We'll find out which region tends to pay more/less for insurance. First, we'll find out which values for `regions` are present:

In [13]:
# find unique regions
print(set(regions))

{'southeast', 'northeast', 'northwest', 'southwest'}


The four regions present are `southeast`, `southwest`, `northeast`, and `northwest`. We'll be creating a dictionary to keep track of the ongoing costs for each region:

In [14]:
dict_charges_by_region = {
    'southeast_total_cost': 0.0,
    'southwest_total_cost': 0.0,
    'northeast_total_cost': 0.0,
    'northwest_total_cost': 0.0
}

Now we'll go through the dataset and tally up the charges for each region and see what they look like:

In [15]:
# Don't run this repeatedly without resetting the dictionary in the cell above!

for i in ds_length_range:
    dict_key = f'{regions[i]}_total_cost'

    dict_charges_by_region[dict_key] += charges[i]

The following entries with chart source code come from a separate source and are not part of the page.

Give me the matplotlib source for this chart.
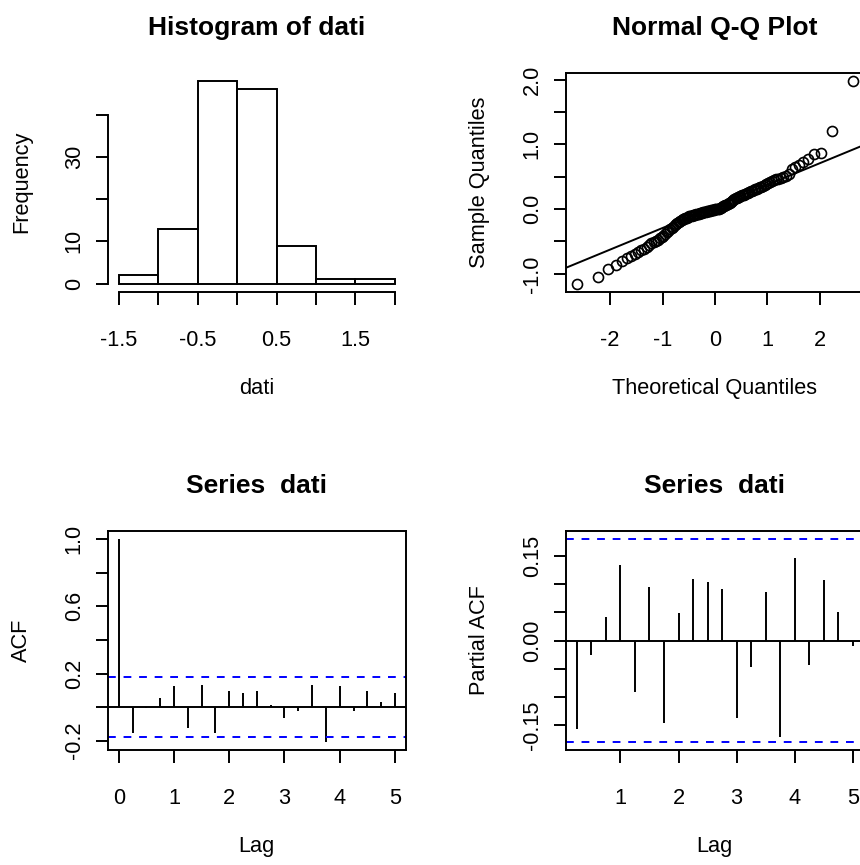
import matplotlib
matplotlib.use("Agg")
import matplotlib.pyplot as plt
import numpy as np
from statistics import NormalDist

plt.rcParams['font.family'] = ['Liberation Sans', 'DejaVu Sans']

# ---------------- data ----------------
# sorted sample values of "dati" (n = 120), read from the Q-Q plot / histogram
sample = np.array([
    -1.15, -1.05, -0.93, -0.87, -0.80, -0.76, -0.72, -0.69, -0.66, -0.63,
    -0.61, -0.58, -0.555, -0.53, -0.51, -0.49, -0.475, -0.45, -0.43, -0.41,
    -0.385, -0.36, -0.34, -0.315, -0.29, -0.27, -0.25, -0.235, -0.215, -0.195,
    -0.18, -0.17, -0.16, -0.15, -0.14, -0.13, -0.12, -0.11, -0.105, -0.10,
    -0.095, -0.09, -0.085, -0.08, -0.075, -0.07, -0.065, -0.06, -0.055, -0.05,
    -0.045, -0.04, -0.035, -0.03, -0.028, -0.025, -0.02, -0.015, -0.01, -0.008,
    -0.005, -0.004, -0.002, 0.005, 0.01, 0.02, 0.03, 0.04, 0.05, 0.06,
    0.07, 0.08, 0.09, 0.10, 0.11, 0.125, 0.14, 0.155, 0.165, 0.175,
    0.18, 0.19, 0.20, 0.21, 0.215, 0.225, 0.235, 0.245, 0.255, 0.262,
    0.275, 0.285, 0.295, 0.305, 0.315, 0.325, 0.335, 0.345, 0.36, 0.375,
    0.39, 0.40, 0.415, 0.43, 0.445, 0.46, 0.47, 0.48, 0.495, 0.51,
    0.54, 0.62, 0.65, 0.68, 0.73, 0.78, 0.85, 0.865, 1.20, 1.98,
])

hist_breaks = [-1.5, -1.0, -0.5, 0.0, 0.5, 1.0, 1.5, 2.0]

acf_lags = np.arange(21) / 4
acf_values = [1.0, -0.156, -0.003, 0.053, 0.123, -0.127, 0.133, -0.156, 0.094, 0.082,
              0.094, 0.014, -0.064, -0.025, 0.133, -0.207, 0.123, -0.025, 0.094, 0.033,
              0.082]

pacf_lags = np.arange(1, 21) / 4
pacf_values = [-0.157, -0.026, 0.042, 0.133, -0.091, 0.094, -0.145, 0.048, 0.109, 0.103,
               0.091, -0.137, -0.047, 0.085, -0.170, 0.145, -0.043, 0.106, 0.051, -0.010]

# tick labels
hist_xticks = [-1.5, -1.0, -0.5, 0.0, 0.5, 1.0, 1.5, 2.0]
hist_xlabels = ['-1.5', '', '-0.5', '', '0.5', '', '1.5', '']
hist_yticks = [0, 10, 20, 30, 40]
hist_ylabels = ['0', '10', '', '30', '']
qq_xticks = [-2, -1, 0, 1, 2]
qq_xlabels = ['-2', '-1', '0', '1', '2']
qq_yticks = [-1.0, -0.5, 0.0, 0.5, 1.0, 1.5, 2.0]
qq_ylabels = ['-1.0', '', '0.0', '', '1.0', '', '2.0']
acf_xticks = [0, 1, 2, 3, 4, 5]
acf_xlabels = ['0', '1', '2', '3', '4', '5']
acf_yticks = [-0.2, 0.0, 0.2, 0.4, 0.6, 0.8, 1.0]
acf_ylabels = ['-0.2', '', '0.2', '', '0.6', '', '1.0']
pacf_xticks = [1, 2, 3, 4, 5]
pacf_xlabels = ['1', '2', '3', '4', '5']
pacf_yticks = [-0.15, -0.10, -0.05, 0.0, 0.05, 0.10, 0.15]
pacf_ylabels = ['-0.15', '', '', '0.00', '', '', '0.15']

# ---------------- style ----------------
W, H = 860, 865
LW = 1.4
TICK_FS = 15.7
TITLE_FS = 19.0
AX_W, AX_H = 298.3, 219.0
XTICK_PAD = 18.5
YTICK_PAD = 7.5

fig = plt.figure(figsize=(W / 100, H / 100), dpi=100)
fig.patch.set_facecolor('white')


def add_ax(left_px, top_px):
    return fig.add_axes([left_px / W, 1 - (top_px + AX_H) / H, AX_W / W, AX_H / H])


def rlim(lo, hi):
    d = (hi - lo) * 0.04
    return lo - d, hi + d


def style(ax, xt, xl, yt, yl, title, xlab, ylab, box=True):
    ax.set_xticks(xt)
    ax.set_xticklabels(xl)
    ax.set_yticks(yt)
    ax.set_yticklabels(yl)
    ax.tick_params(direction='out', length=9, width=LW, labelsize=TICK_FS, color='black')
    ax.tick_params(axis='x', pad=XTICK_PAD)
    ax.tick_params(axis='y', pad=YTICK_PAD)
    for lab in ax.get_yticklabels():
        lab.set_rotation(90)
        lab.set_va('center')
        lab.set_ha('right')
    for sp in ax.spines.values():
        sp.set_linewidth(LW)
        sp.set_visible(box)
    ax.text(0.5, 1 + 44.7 / AX_H, title, transform=ax.transAxes, ha='center', va='center',
            fontsize=TITLE_FS, fontweight='bold')
    ax.text(0.5, -96.6 / AX_H, xlab, transform=ax.transAxes, ha='center', va='center',
            fontsize=TICK_FS)
    ax.text(-86.3 / AX_W, 0.5, ylab, transform=ax.transAxes, ha='center', va='center',
            rotation=90, fontsize=TICK_FS)


LEFT1, LEFT2 = 107.7, 565.7
TOP1, TOP2 = 72.7, 531.0

# ---- Histogram ----
ax1 = add_ax(LEFT1, TOP1)
counts, _, _ = ax1.hist(sample, bins=hist_breaks, facecolor='white', edgecolor='black',
                        linewidth=LW)
ax1.set_xlim(*rlim(hist_breaks[0], hist_breaks[-1]))
ax1.set_ylim(*rlim(0, counts.max()))
style(ax1, hist_xticks, hist_xlabels, hist_yticks, hist_ylabels,
      'Histogram of dati', 'dati', 'Frequency', box=False)
ax1.spines['left'].set_visible(True)
ax1.spines['bottom'].set_visible(True)
ax1.spines['left'].set_bounds(hist_yticks[0], hist_yticks[-1])
ax1.spines['bottom'].set_bounds(hist_xticks[0], hist_xticks[-1])

# ---- Normal Q-Q ----
ax2 = add_ax(LEFT2, TOP1)
n = len(sample)
nd = NormalDist()
theo = np.array([nd.inv_cdf((i - 0.5) / n) for i in range(1, n + 1)])
ax2.plot(theo, np.sort(sample), linestyle='none', marker='o', markersize=7.2,
         markerfacecolor='none', markeredgecolor='black', markeredgewidth=1.2)
q1, q3 = np.quantile(sample, [0.25, 0.75])
t1, t3 = nd.inv_cdf(0.25), nd.inv_cdf(0.75)
slope = (q3 - q1) / (t3 - t1)
ax2.axline((t1, q1), slope=slope, color='black', linewidth=LW)
ax2.set_xlim(*rlim(theo.min(), theo.max()))
ax2.set_ylim(*rlim(sample.min(), sample.max()))
style(ax2, qq_xticks, qq_xlabels, qq_yticks, qq_ylabels,
      'Normal Q-Q Plot', 'Theoretical Quantiles', 'Sample Quantiles')

clim = 1.96 / np.sqrt(n)

# ---- ACF ----
ax3 = add_ax(LEFT1, TOP2)
ax3.vlines(acf_lags, 0, acf_values, color='black', linewidth=LW)
ax3.axhline(0, color='black', linewidth=LW)
for c in (clim, -clim):
    ax3.axhline(c, color='#0000FF', linewidth=LW, linestyle=(0, (4, 4)))
ax3.set_xlim(*rlim(acf_lags.min(), acf_lags.max()))
ax3.set_ylim(*rlim(min(min(acf_values), -clim), max(max(acf_values), clim)))
style(ax3, acf_xticks, acf_xlabels, acf_yticks, acf_ylabels,
      'Series  dati', 'Lag', 'ACF')

# ---- PACF ----
ax4 = add_ax(LEFT2, TOP2)
ax4.vlines(pacf_lags, 0, pacf_values, color='black', linewidth=LW)
ax4.axhline(0, color='black', linewidth=LW)
for c in (clim, -clim):
    ax4.axhline(c, color='#0000FF', linewidth=LW, linestyle=(0, (4, 4)))
ax4.set_xlim(*rlim(pacf_lags.min(), pacf_lags.max()))
ax4.set_ylim(*rlim(min(min(pacf_values), -clim), max(max(pacf_values), clim)))
style(ax4, pacf_xticks, pacf_xlabels, pacf_yticks, pacf_ylabels,
      'Series  dati', 'Lag', 'Partial ACF')

fig.savefig('out.png', dpi=100, facecolor='white')
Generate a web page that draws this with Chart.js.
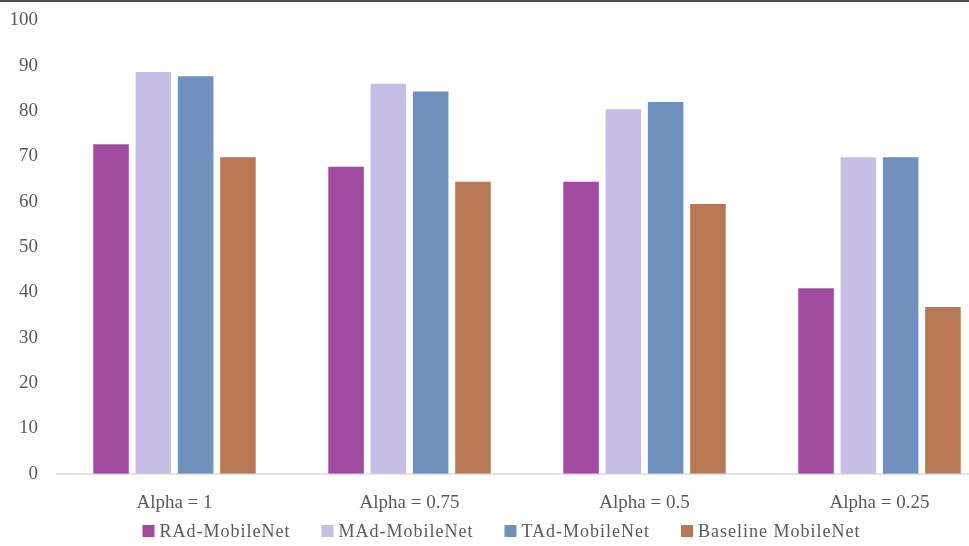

print(f'''Southeast total charges: {round(dict_charges_by_region['southeast_total_cost'], 2)}
Southwest total charges: {round(dict_charges_by_region['southwest_total_cost'], 2)}
Northeast total charges: {round(dict_charges_by_region['northeast_total_cost'], 2)}
Northwest total charges: {round(dict_charges_by_region['northwest_total_cost'], 2)}''')

Southeast total charges: 5363689.76
Southwest total charges: 4012754.65
Northeast total charges: 4343668.58
Northwest total charges: 4035712.0


Southeast pays more overall, but that by itself doesn't tell us much. It could simply be a result of higher population. Let's see how many people in this dataset live in this region:

In [17]:
print(f'''Southeast inhabitants: {regions.count("southeast")}
Southwest inhabitants: {regions.count("southwest")}
Northeast inhabitants: {regions.count("northeast")}
Northwest inhabitants: {regions.count("northwest")}''')

Southeast inhabitants: 364
Southwest inhabitants: 325
Northeast inhabitants: 324
Northwest inhabitants: 325


Indeed, southeast inhabitants outnumber the other regions.